Siempre miraba esta película en las navidades, fascinado por los dragones, el ambiente de suspenso que generaba cada etapa de avance del grupo, acompañado de la música.
Hasta la fecha espero que un dia algun director tome esta película y la realice con la tecnológia actual, seria formidable ver esos dragones de la versión de dibujos animados, en un formato digital y realista.
Lastima que el señor de los anillos tiene una temática similar y quizás ese sea un contra para que este pelicula se realice.

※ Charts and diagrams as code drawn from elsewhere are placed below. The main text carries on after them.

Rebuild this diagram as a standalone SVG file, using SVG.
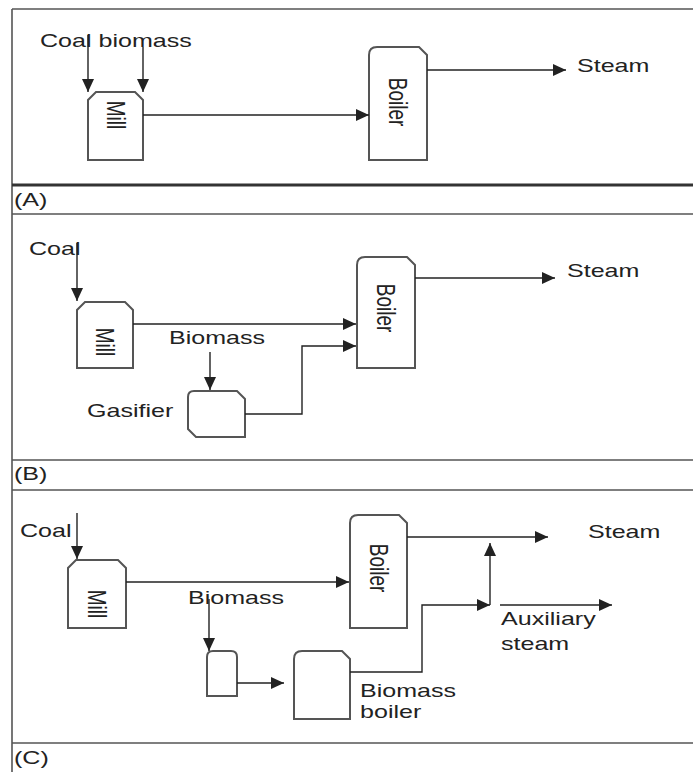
<svg xmlns="http://www.w3.org/2000/svg" width="693" height="772" viewBox="0 0 693 772">
<style>
text{font-family:"Liberation Sans",Arial,sans-serif;font-size:19px;fill:#222}
.rt{text-anchor:middle}
.box{fill:#fff;stroke:#555;stroke-width:2}
.frame{stroke:#555;stroke-width:1.6;fill:none}
.conn path{fill:none;stroke:#222;stroke-width:1.4}
</style>
<defs>
<marker id="ah" markerUnits="userSpaceOnUse" markerWidth="14" markerHeight="12" refX="13" refY="6" orient="auto">
<path d="M0,0 L13,6 L0,12 Z" fill="#222"/>
</marker>
</defs>
<rect x="0" y="0" width="693" height="772" fill="#fff"/>
<g id="frame">
<path class="frame" d="M12,9 H693 M12,9 V772 M12,214 H693 M12,460 H693 M12,490 H693 M12,743 H693"/>
<path d="M12,185 H693" stroke="#333" stroke-width="3"/>
<text transform="translate(14,206) scale(1.32,1)">(A)</text>
<text transform="translate(14,480) scale(1.32,1)">(B)</text>
<text transform="translate(14,764) scale(1.32,1)">(C)</text>
</g>
<g id="panelA">
<g id="a-labels">
<text transform="translate(40,47) scale(1.32,1)">Coal biomass</text>
<text transform="translate(577,72) scale(1.32,1)">Steam</text>
</g>
<g id="a-mill">
<path class="box" d="M88,160 V100 L96,92 H135 L143,100 V160 Z"/>
<text class="rt" transform="translate(116,115) scale(1.32,1) rotate(90)" dy="0.35em">Mill</text>
</g>
<g id="a-boiler">
<path class="box" d="M369,160 V55 Q369,47 377,47 H419 L427,55 V160 Z"/>
<text class="rt" transform="translate(398,102) scale(1.32,1) rotate(90)" dy="0.35em">Boiler</text>
</g>
</g>
<g id="panelB">
<g id="b-labels">
<text transform="translate(29,255) scale(1.32,1)">Coal</text>
<text transform="translate(567,277) scale(1.32,1)">Steam</text>
<text transform="translate(169,344) scale(1.32,1)">Biomass</text>
<text transform="translate(87,417) scale(1.32,1)">Gasifier</text>
</g>
<g id="b-mill">
<path class="box" d="M77,368 V310 L85,302 H125 L133,310 V368 Z"/>
<text class="rt" transform="translate(105,342) scale(1.32,1) rotate(90)" dy="0.35em">Mill</text>
</g>
<g id="b-boiler">
<path class="box" d="M357,368 V265 Q357,257 365,257 H407 L415,265 V368 Z"/>
<text class="rt" transform="translate(386,308) scale(1.32,1) rotate(90)" dy="0.35em">Boiler</text>
</g>
<g id="b-gasifier">
<path class="box" d="M188,429 V397 Q188,391 194,391 H237 L245,399 V437 H196 Z"/>
</g>
</g>
<g id="panelC">
<g id="c-labels">
<text transform="translate(20,537) scale(1.32,1)">Coal</text>
<text transform="translate(588,538) scale(1.32,1)">Steam</text>
<text transform="translate(188,604) scale(1.32,1)">Biomass</text>
<text transform="translate(501,625) scale(1.32,1)">Auxiliary</text>
<text transform="translate(501,650) scale(1.32,1)">steam</text>
<text transform="translate(360,697) scale(1.32,1)">Biomass</text>
<text transform="translate(360,718) scale(1.32,1)">boiler</text>
</g>
<g id="c-mill">
<path class="box" d="M68,628 V568 L76,560 H118 L126,568 V628 Z"/>
<text class="rt" transform="translate(97,604) scale(1.32,1) rotate(90)" dy="0.35em">Mill</text>
</g>
<g id="c-boiler">
<path class="box" d="M350,628 V523 Q350,515 358,515 H399 L407,523 V628 Z"/>
<text class="rt" transform="translate(379,568) scale(1.32,1) rotate(90)" dy="0.35em">Boiler</text>
</g>
<g id="c-prep">
<path class="box" d="M207,696 V657 Q207,651 213,651 H231 Q237,651 237,657 V696 Z"/>
</g>
<g id="c-bboiler">
<path class="box" d="M294,719 V659 Q294,651 302,651 H342 L350,659 V719 Z"/>
</g>
</g>
<g id="connectors" class="conn">
<path d="M88,35 V92" marker-end="url(#ah)"/>
<path d="M143,47 V92" marker-end="url(#ah)"/>
<path d="M143,115 H369" marker-end="url(#ah)"/>
<path d="M427,70 H566" marker-end="url(#ah)"/>
<path d="M77,243 V301" marker-end="url(#ah)"/>
<path d="M133,324 H356" marker-end="url(#ah)"/>
<path d="M415,278 H555" marker-end="url(#ah)"/>
<path d="M210,352 V390" marker-end="url(#ah)"/>
<path d="M245,414 H302 V346 H356" marker-end="url(#ah)"/>
<path d="M77,513 V559" marker-end="url(#ah)"/>
<path d="M126,582 H349" marker-end="url(#ah)"/>
<path d="M407,537 H548" marker-end="url(#ah)"/>
<path d="M490,605 V543" marker-end="url(#ah)"/>
<path d="M209,599 V651" marker-end="url(#ah)"/>
<path d="M237,683 H284" marker-end="url(#ah)"/>
<path d="M350,672 H422 V605 H490" marker-end="url(#ah)"/>
<path d="M500,605 H612" marker-end="url(#ah)"/>
</g>
</svg>
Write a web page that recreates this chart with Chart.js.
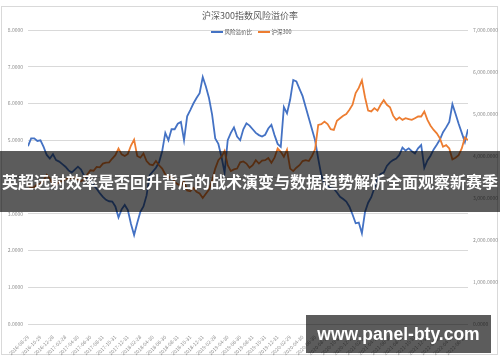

Hola, Hugo. Desde que escribí el artículo he descubierto alguna cosa más: por ejemplo, que la novela de Gordon R. Dickson en que se basa la trama novelesca tiene edición en español, titulada «La torre abominable», y que forma parte de una serie. Por tanto, ahí están los derechos que deberían adquirir los interesados por adaptar de nuevo la historia. Eso sí, no me cuento entre ellos. La versión animada ya me parece irrepetible, como para que tenga que competir con una película ante la que corremos el riesgo de que se haga, como bien dices, para parecerse todo lo posible a «El Señor de los Anillos» y demás éxitos. Que cada obra mantenga su personalidad propia, por tanto. Un abrazo y gracias por tu comentario.